Decide on one primary trigger and intentionally demote the others:

  • Primary option A: Win + Shift + S

    • Good if you like seeing the snip toolbar (rectangular, freeform, window, full screen).
    • Cons: Dies silently sometimes when overlays or weird drivers are in play.
  • Primary option B: Print Screen key

    • If you turn on “Use the Print Screen key to open Snipping Tool,” then PrtScn behaves like a dedicated snip button.
    • Pros: Big dedicated key, easier to hit quickly.
    • Cons: Anyone used to “PrtScn copies full screen” will get tripped up for a bit.

Keep the other combo only as a backup. Constantly mixing “sometimes PrtScn, sometimes Win + Shift + S, sometimes open the app” is how you end up wondering why it behaved differently this time.


2. Decide your destination: clipboard vs file

This is where most confusion lives. After you capture, what do you actually want?

Clipboard-centric workflow

  • Good when you:
    • Paste into email, chat, Word, PowerPoint.
    • Do not care about permanent storage for each snip.
  • Core idea:
    • Use a capture shortcut.
    • Ignore the app unless you need arrows/text.
    • Immediately Ctrl + V into whatever app you are in.

File-centric workflow

  • Good when you:
    • Need a record of multiple snips.
    • Want them auto saved for documentation.
  • Core idea:
    • Consider Win + PrtScn as your “auto save screenshot” trigger.
    • Learn your default Pictures\Screenshots folder.
    • Only open Snipping Tool for edits on the saved file.

Mixing both is fine, but decide which is default. If you assume “everything is auto saved somewhere” when in reality they only live in clipboard or the Snipping Tool window, you will think snips vanished.


3. Make notifications work for you, not against you

Where I partly disagree with @chasseurdetoiles is on leaning too hard on notifications. They are useful, but you can simplify:

  • If you often miss the small notification:
    • Open Notifications settings and make sure Snipping Tool is allowed to show banners.
    • But also train yourself to:
      • Hit shortcut.
      • Drag selection.
      • Immediately paste.
    • That avoids relying on the pop up at all.

If you do like the pop up editor, keep it minimized in the taskbar after first use. Then every snip just reopens that same window instead of spawning a bunch of them.
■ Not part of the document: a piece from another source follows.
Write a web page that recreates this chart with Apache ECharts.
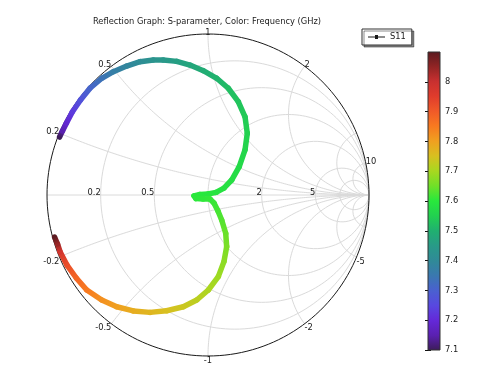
<!DOCTYPE html>
<html><head><meta charset="utf-8">
<script src="https://cdn.jsdelivr.net/npm/echarts@6/dist/echarts.min.js"></script>
<style>html,body{margin:0;padding:0;background:#fff}#c{width:479px;height:366px}</style>
</head><body><div id="c"></div>
<script>
// ---- data ----
const freq = [7.10,7.15,7.19,7.23,7.27,7.31,7.34,7.37,7.39,7.41,7.43,7.445,7.46,7.475,7.49,7.505,7.52,7.53,7.54,7.55,7.56,7.57,7.58,7.585,7.59,7.595,7.598,7.60,7.602,7.605,7.608,7.612,7.62,7.63,7.645,7.66,7.675,7.69,7.705,7.72,7.735,7.75,7.765,7.78,7.80,7.82,7.85,7.88,7.92,7.98,8.04,8.10];
const gammaRe = [-0.922,-0.904,-0.879,-0.842,-0.792,-0.733,-0.660,-0.588,-0.505,-0.422,-0.340,-0.278,-0.194,-0.112,-0.029,0.054,0.126,0.188,0.230,0.244,0.230,0.194,0.147,0.099,0.050,0.000,-0.050,-0.087,-0.075,-0.031,0.012,0.037,0.062,0.085,0.110,0.116,0.099,0.064,0.002,-0.070,-0.153,-0.257,-0.360,-0.464,-0.567,-0.660,-0.753,-0.817,-0.876,-0.919,-0.935,-0.953];
const gammaIm = [0.360,0.398,0.447,0.517,0.590,0.663,0.725,0.766,0.801,0.828,0.839,0.839,0.830,0.807,0.772,0.725,0.663,0.580,0.486,0.383,0.280,0.176,0.093,0.043,0.016,0.006,0.003,-0.006,-0.022,-0.025,-0.025,-0.050,-0.099,-0.155,-0.238,-0.321,-0.414,-0.507,-0.590,-0.652,-0.694,-0.719,-0.729,-0.720,-0.694,-0.652,-0.590,-0.517,-0.435,-0.352,-0.304,-0.261];
const seriesName = 'S11';
const titleText = 'Reflection Graph: S-parameter, Color: Frequency (GHz)';
const resistanceTicks = [0.2, 0.5, 1, 2, 5, 10];
const reactanceTicks = [0.2, 0.5, 1, 2, 5, 10, -0.2, -0.5, -1, -2, -5, -10];
const resistanceLabels = [0.2, 0.5, 2, 5];
const reactanceLabels = [0.2, 0.5, 1, 2, 10, -0.2, -0.5, -1, -2, -5];
const colorMin = 7.1, colorMax = 8.1, colorStep = 0.1;
const palette = ['#3c1c58','#5a20b0','#6428d8','#5848e0','#4a60d0','#3a78b0','#308a98','#289a88','#20b070','#22d050','#28e83c','#70e028','#a8d820','#d8c020','#f0a020','#f87a20','#f05a28','#e03c2c','#c83030','#902424','#5a1a20'];

// ---- styles ----
const FONT = 'DejaVu Sans';
const FS = 8.3;
const GRIDC = '#dadada';

function resistanceCircle(r) {
  const cx = r / (1 + r), rad = 1 / (1 + r), pts = [];
  for (let a = 0; a <= 360; a += 2) {
    const t = a * Math.PI / 180;
    pts.push([cx + rad * Math.cos(t), rad * Math.sin(t)]);
  }
  return pts;
}
function reactanceArc(x) {
  const pts = [];
  const N = 300;
  for (let k = 0; k < N; k++) {
    const t = k / N, r = t / (1 - t);
    const d = (r + 1) * (r + 1) + x * x;
    pts.push([(r * r + x * x - 1) / d, 2 * x / d]);
  }
  pts.push([1, 0]);
  return pts;
}
function gridLine(data, color) {
  return { type: 'line', data, xAxisIndex: 0, yAxisIndex: 0, showSymbol: false, symbol: 'none',
    silent: true, clip: false, z: 1, lineStyle: { color, width: 1 } };
}

const series = [];
series.push(gridLine([[-1, 0], [1, 0]], GRIDC));
resistanceTicks.forEach(r => series.push(gridLine(resistanceCircle(r), GRIDC)));
reactanceTicks.forEach(x => series.push(gridLine(reactanceArc(x), GRIDC)));
series.push(gridLine(resistanceCircle(0), '#1a1a1a'));

// labels
function textItem(api, p, align, va, txt) {
  return { type: 'text', x: p[0], y: p[1], style: { text: txt, align, verticalAlign: va, fill: '#1a1a1a', font: FS + 'px "' + FONT + '"' } };
}
series.push({
  type: 'custom', xAxisIndex: 0, yAxisIndex: 0, silent: true, z: 2,
  data: resistanceLabels.map(r => [(r - 1) / (r + 1), 0, r]),
  renderItem(params, api) {
    const p = api.coord([api.value(0), api.value(1)]);
    return textItem(api, [p[0], p[1] + 2], 'right', 'bottom', String(api.value(2)));
  }
});
series.push({
  type: 'custom', xAxisIndex: 0, yAxisIndex: 0, silent: true, z: 2,
  data: reactanceLabels.map(x => { const d = x * x + 1; return [(x * x - 1) / d, 2 * x / d, x]; }),
  renderItem(params, api) {
    const re = api.value(0), im = api.value(1);
    const p = api.coord([re, im]);
    const align = re < -0.05 ? 'right' : (re > 0.05 ? 'left' : 'center');
    const va = im > 0 ? 'bottom' : 'top';
    const dy = im > 0 ? 2.5 : 0.5;
    return textItem(api, [p[0], p[1] + dy], align, va, String(api.value(2)));
  }
});

// data curve
const nPts = freq.length;
function colorOf(f) { return echarts.color.lerp((f - colorMin) / (colorMax - colorMin), palette); }
series.push({
  type: 'custom', name: seriesName, xAxisIndex: 0, yAxisIndex: 0, z: 5, silent: true,
  data: freq.map((f, i) => [gammaRe[i], gammaIm[i], f]),
  encode: { x: 0, y: 1 },
  renderItem(params, api) {
    const i = params.dataIndex;
    if (i >= nPts - 1) return { type: 'group', children: [] };
    const p0 = api.coord([api.value(0), api.value(1)]);
    const p1 = api.coord([gammaRe[i + 1], gammaIm[i + 1]]);
    const c0 = colorOf(api.value(2)), c1 = colorOf(freq[i + 1]);
    return {
      type: 'line',
      shape: { x1: p0[0], y1: p0[1], x2: p1[0], y2: p1[1] },
      style: {
        stroke: new echarts.graphic.LinearGradient(p0[0], p0[1], p1[0] + 0.01, p1[1] + 0.01,
          [{ offset: 0, color: c0 }, { offset: 1, color: c1 }], true),
        lineWidth: 5.5, lineCap: 'round'
      }
    };
  }
});

// colorbar
series.push({
  type: 'custom', xAxisIndex: 1, yAxisIndex: 1, silent: true, z: 3,
  data: [[0, colorMin, 1, colorMax]],
  renderItem(params, api) {
    const a = api.coord([api.value(0), api.value(1)]);
    const b = api.coord([api.value(2), api.value(3)]);
    return {
      type: 'rect',
      shape: { x: a[0], y: b[1], width: b[0] - a[0], height: a[1] - b[1] },
      style: {
        fill: new echarts.graphic.LinearGradient(0, 1, 0, 0,
          palette.map((c, k) => ({ offset: k / (palette.length - 1), color: c }))),
        stroke: '#333', lineWidth: 1
      }
    };
  }
});

const cbAxisCommon = {
  type: 'value', gridIndex: 1, min: colorMin, max: colorMax, interval: colorStep,
  splitLine: { show: false },
  axisLine: { show: false },
  axisTick: { show: true, inside: true, length: 3, lineStyle: { color: '#111', width: 1 } }
};

const option = {
  animation: false,
  backgroundColor: '#fff',
  title: {
    text: titleText, left: 207, top: 18, padding: 0, textAlign: 'center',
    textStyle: { fontSize: FS, fontWeight: 'normal', fontFamily: FONT, color: '#1a1a1a' }
  },
  legend: {
    left: 362, top: 29, padding: [4, 6, 4, 6], itemWidth: 17, itemHeight: 9,
    borderColor: '#333', borderWidth: 1, backgroundColor: '#fff',
    shadowColor: 'rgba(0,0,0,0.45)', shadowOffsetX: 2, shadowOffsetY: 2, shadowBlur: 0,
    selectedMode: false,
    textStyle: { fontSize: FS, fontFamily: FONT, color: '#1a1a1a' },
    data: [{ name: seriesName, icon: 'path://M0,4 L7,4 L7,2.5 L10,2.5 L10,4 L17,4 L17,5 L10,5 L10,6.5 L7,6.5 L7,5 L0,5 Z', itemStyle: { color: '#1a1a1a' } }]
  },
  grid: [
    { left: 47, top: 34, width: 322, height: 322 },
    { left: 428, top: 52, width: 12, height: 298 }
  ],
  xAxis: [
    { type: 'value', gridIndex: 0, min: -1, max: 1, show: false },
    { type: 'value', gridIndex: 1, min: 0, max: 1, show: false }
  ],
  yAxis: [
    { type: 'value', gridIndex: 0, min: -1, max: 1, show: false },
    Object.assign({}, cbAxisCommon, {
      position: 'right',
      axisLabel: { show: true, margin: 5, fontSize: FS, fontFamily: FONT, color: '#1a1a1a',
        showMaxLabel: false,
        formatter: v => (v > colorMax - colorStep / 2 ? '' : String(Math.round(v * 10) / 10)) }
    }),
    Object.assign({}, cbAxisCommon, { position: 'left', axisLabel: { show: false } })
  ],
  series
};

const chart = echarts.init(document.getElementById('c'), null, { renderer: 'canvas' });
chart.setOption(option);
</script>
</body></html>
4. Minimize tool confusion: Snip & Sketch vs Snipping Tool

You are not imagining it: Microsoft basically renamed and merged things in a very Microsoft way.

My suggestion:

  • Treat Snipping Tool as the only “real” app.
  • Mentally file Snip & Sketch under “historical artifact.”
  • Do not pin both to the taskbar. Only pin Snipping Tool.
  • If you see “Snip & Sketch” show up, think “this is just old text for the same feature” and ignore it.

Fewer icons, fewer names, fewer “wait which one did I just open.”


5. Common “it stopped working today” traps beyond what was already covered

To add to the good troubleshooting list already given:

  1. Multiple monitors with different scaling

    • Occasionally the snip overlay behaves weirdly if one screen is at 125% scaling and another at 100%.
    • If you see misaligned selection or partially captured areas, temporarily set both screens to the same scale in Display settings and test.
  2. Remote desktop sessions

    • If you are in an RDP session, keyboard shortcuts can get “eaten” by the host or the guest.
    • Try:
      • Host: Win + Shift + S on your own machine.
      • Guest: Use the RDP toolbar’s own capture or reconfigure RDP keyboard settings to send Win key combos.
  3. Language / keyboard layout switching

    • Alt + Shift or Win + Space can flip layouts, and in rare cases that messes with shortcuts.
    • If your shortcut feels dead after switching language, try flipping back to your main layout and testing again.

6. A clean, low-friction “everyday” setup

If you want minimal brain load:

  1. Set PrtScn to open Snipping Tool.
  2. Train yourself:
    • Tap PrtScn, drag selection, immediately Ctrl + V wherever it needs to go.
  3. When you need a file:
    • Use Win + PrtScn and forget about it until you need the file in Pictures\Screenshots.
  4. Only open the Snipping Tool app directly when you:
    • Need a delay.
    • Need more careful markup (arrows, highlights, cropping after the fact).

That way your mental model is:

  • PrtScn = “take a snip to paste”
  • Win + PrtScn = “take a screenshot to file”
  • Snipping Tool app = “advanced / delayed / editing”

7. Quick pros and cons mindset for this built in snipping setup

Think of the default Windows snipping experience almost like a “product” in its own right:

Pros

  • Already installed and integrated.
  • Works with clipboard and file saving.
  • Supports delayed captures, window shots, and quick markup.
  • Plays nicely with most office and chat apps.

Cons

  • Behavior changes across Windows versions and updates.
  • Naming confusion with Snip & Sketch / Snipping Tool history.
  • Shortcuts can be hijacked by overlays or keyboard utilities.
  • Auto save behavior is not always obvious and can differ between builds.

Compared with what @chasseurdetoiles outlined, this is a slightly more “pick one habit and ruthlessly simplify everything else” approach. If you lock in one trigger and one default destination, the random quirks and renamed tools matter a lot less in day to day use.